Mr. Justice Black filed a dissenting opinion, in which Mr. Justice Douglas joined, stating that he would reverse the judgment, or at least remand the case to the district court "for resentencing under the misdemeanor statute, § 3616(a)." 351 U.S. at page 140, 76 S.Ct. at page 691. The dissent is based upon the postulate that the case presented an issue of plain error affecting substantial rights.

47

We can only conclude that the majority opinion in Berra inherently impels a determination that the question before us does not reflect plain error.

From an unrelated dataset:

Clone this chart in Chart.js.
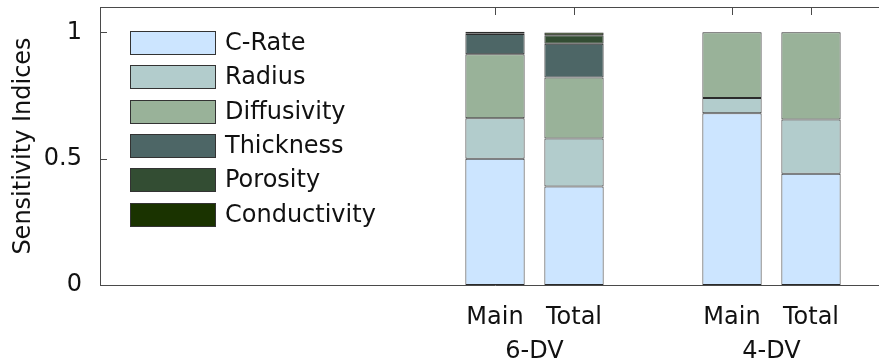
<!DOCTYPE html>
<html>
<head>
<meta charset="utf-8">
<script src="https://cdn.jsdelivr.net/npm/chart.js@4.4.1/dist/chart.umd.min.js"></script>
<style>
  html, body { margin: 0; padding: 0; background: #fff; overflow: hidden; }
</style>
</head>
<body>
<!-- the original figure is cropped on the right: plot box runs a few px past the window -->
<canvas id="myChart" width="890" height="358"></canvas>
<script>
// bars: Main / Total for each design-variable set
const barLabels = ['Main', 'Total', 'Main', 'Total'];
const barSlots = [5, 6, 8, 9];
const groupLabels = ['6-DV', '4-DV'];
const groupSlots = [5.5, 8.5];

const cRate = [0.50, 0.39, 0.68, 0.44];
const radius = [0.16, 0.19, 0.06, 0.215];
const diffusivity = [0.253, 0.241, 0.26, 0.345];
const thickness = [0.08, 0.134, null, null];
const porosity = [0.003, 0.033, null, null];
const conductivity = [0.006, 0.011, null, null];

const yTicks = [0, 0.5, 1];

const FONT = '"DejaVu Sans", sans-serif';
const axisColor = '#4a4a4a';

const makeSet = (label, values, color) => ({
  label: label,
  data: values.map((v, i) => ({ x: barSlots[i], y: v })),
  backgroundColor: color,
  borderColor: '#2b2b2b',
  borderWidth: 1,
  borderSkipped: false,
  barPercentage: 0.75,
  categoryPercentage: 1
});

// legend drawn inside the plot box, top left
const insideLegend = {
  id: 'insideLegend',
  afterDraw(chart) {
    const ctx = chart.ctx;
    const top = chart.chartArea.top;
    ctx.save();
    ctx.font = '24px ' + FONT;
    ctx.textBaseline = 'middle';
    ctx.textAlign = 'left';
    chart.data.datasets.forEach((ds, i) => {
      const y = Math.round(top + 24 + i * 34.3);
      ctx.fillStyle = ds.backgroundColor;
      ctx.fillRect(130, y, 86, 24);
      ctx.strokeStyle = '#333';
      ctx.lineWidth = 1;
      ctx.strokeRect(130.5, y + 0.5, 85, 23);
      ctx.fillStyle = '#111';
      ctx.fillText(ds.label, 225, y + 13);
    });
    ctx.restore();
  }
};

// top/right border and inward tick marks like the original box axes
const boxFrame = {
  id: 'boxFrame',
  afterDatasetsDraw(chart) {
    const ctx = chart.ctx;
    const {left, right, top, bottom} = chart.chartArea;
    const xs = chart.scales.x, ys = chart.scales.y;
    ctx.save();
    ctx.strokeStyle = axisColor;
    ctx.lineWidth = 1;
    ctx.beginPath();
    ctx.moveTo(left, Math.round(top) + 0.5);
    ctx.lineTo(right, Math.round(top) + 0.5);
    ctx.moveTo(Math.round(right) - 0.5, top);
    ctx.lineTo(Math.round(right) - 0.5, bottom);
    ys.ticks.forEach(t => {
      const py = Math.round(ys.getPixelForValue(t.value)) + 0.5;
      ctx.moveTo(left, py);
      ctx.lineTo(left + 7, py);
      ctx.moveTo(right, py);
      ctx.lineTo(right - 7, py);
    });
    xs.ticks.forEach(t => {
      const px = Math.round(xs.getPixelForValue(t.value)) + 0.5;
      ctx.moveTo(px, top);
      ctx.lineTo(px, top + 8);
    });
    ctx.stroke();
    ctx.restore();
  }
};

const ctx = document.getElementById('myChart').getContext('2d');
const myChart = new Chart(ctx, {
  type: 'bar',
  data: {
    datasets: [
      makeSet('C-Rate', cRate, '#cce5ff'),
      makeSet('Radius', radius, '#b2cccc'),
      makeSet('Diffusivity', diffusivity, '#99b299'),
      makeSet('Thickness', thickness, '#4d6666'),
      makeSet('Porosity', porosity, '#334d33'),
      makeSet('Conductivity', conductivity, '#1a3300')
    ]
  },
  options: {
    responsive: false,
    animation: false,
    layout: { padding: { top: 7, right: 0, left: 0, bottom: 0 } },
    plugins: {
      legend: { display: false },
      tooltip: { enabled: false }
    },
    scales: {
      x: {
        type: 'linear',
        position: 'bottom',
        stacked: true,
        offset: false,
        min: 0,
        max: 10,
        weight: 0,
        grid: { display: false, offset: false },
        border: { display: true, color: axisColor, width: 1 },
        afterBuildTicks: (scale) => { scale.ticks = barSlots.map(v => ({ value: v })); },
        afterFit: (scale) => { scale.height = 40; scale.paddingLeft = 0; scale.paddingRight = 0; },
        ticks: {
          autoSkip: false,
          maxRotation: 0,
          padding: 10,
          color: '#111',
          font: { family: FONT, size: 24 },
          callback: (value, index) => barLabels[index]
        }
      },
      x2: {
        type: 'linear',
        position: 'bottom',
        offset: false,
        min: 0,
        max: 10,
        weight: 1,
        grid: { display: false, offset: false },
        border: { display: false },
        afterBuildTicks: (scale) => { scale.ticks = groupSlots.map(v => ({ value: v })); },
        afterFit: (scale) => { scale.height = 33; scale.paddingLeft = 0; scale.paddingRight = 0; },
        ticks: {
          autoSkip: false,
          maxRotation: 0,
          padding: 4,
          color: '#111',
          font: { family: FONT, size: 24 },
          callback: (value, index) => groupLabels[index]
        }
      },
      y: {
        stacked: true,
        min: 0,
        max: 1.1,
        grid: { display: false },
        border: { display: true, color: axisColor, width: 1 },
        afterBuildTicks: (scale) => { scale.ticks = yTicks.map(v => ({ value: v })); },
        afterFit: (scale) => { scale.width = 100; scale.paddingTop = 0; scale.paddingBottom = 0; },
        ticks: {
          padding: 10,
          color: '#111',
          font: { family: FONT, size: 24 },
          callback: (value) => String(value)
        },
        title: {
          display: true,
          text: 'Sensitivity Indices',
          color: '#111',
          font: { family: FONT, size: 24 },
          padding: { top: 9, bottom: 0 }
        }
      }
    }
  },
  plugins: [insideLegend, boxFrame]
});
</script>
</body>
</html>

Rule 52(b) was designed to reach errors of such a substantial nature that they would, if not corrected, result in a manifest miscarriage of justice. United Brotherhood of Carpenters v. United States, 330 U.S. 395, 67 S.Ct. 775, 91 L. Ed. 973; United States v. Vasen, 7 Cir., 222 F.2d 3, certiorari denied 350 U.S. 834. Inasmuch as errors within the comprehension of the provisions of this rule are those of such a nature that they must be corrected to prevent a manifest injustice, it is incumbent upon a reviewing court to notice such error sua sponte although the issue presented is not raised on appeal. Screws v. United States, 325 U.S. 91, 107, 65 S.Ct. 1031, 89 L.Ed. 1495; United States v. Dressler, 7 Cir., 112 F.2d 972; Lash v. United States, 1 Cir., 221 F.2d 237, certiorari denied 350 U.S. 826, 76 S.Ct. 55; Austin v. United States, 5 Cir., 208 F.2d 420; Simmons v. United States, 92 U.S.App.D.C. 122, 206 F.2d 427; United States v. Kemble, 3 Cir., 197 F.2d 316. Cf. United States v. Jonikas, 7 Cir., 187 F.2d 240, certiorari denied 344 U.S. 877, 73 S.Ct. 171, 97 L. Ed. 679.

48

In the face of this pronounced duty upon federal appellate courts, see Screws v. United States, supra, the Court in Berra took the position that the issue of the implication of the overlapping of §§ 145(b) and 3616(a) was not preserved because Berra had presented no proper challenge to the sentence to the trial court. As the dissenting Justices aptly observed, 351 U.S. at page 137, 76 S.Ct. at page 689, the instruction which Berra requested advised the lower court of "petitioner's contention that the offense charged was not a felony but a misdemeanor." If the question was not preserved for review under the circumstances of that case, it certainly cannot be raised on this appeal in which there was no intimation of error below in the imposition of sentence or on appeal until the petition for rehearing was filed.

49

The petition is denied.

Notes:

1. "(b) * * *. Any person * * * who willfully attempts in any manner to evade or defeat any tax imposed by this chapter or the payment thereof, shall, in addition to other penalties provided by law, be guilty of a felony and, upon conviction thereof, be fined not more than $10,000, or imprisoned for not more than five years, or both, together with the costs of prosecution."

2. "Whenever any person —

"(a) False returns. Delivers or discloses to the collector * * * any false or fraudulent list, return, * * *, with intent to defeat or evade the * * * assessment intended to be made;

* * * * *

"he shall be fined not exceeding $1,000, or be imprisoned not exceeding one year, or both, at the discretion of the court, with costs of prosecution."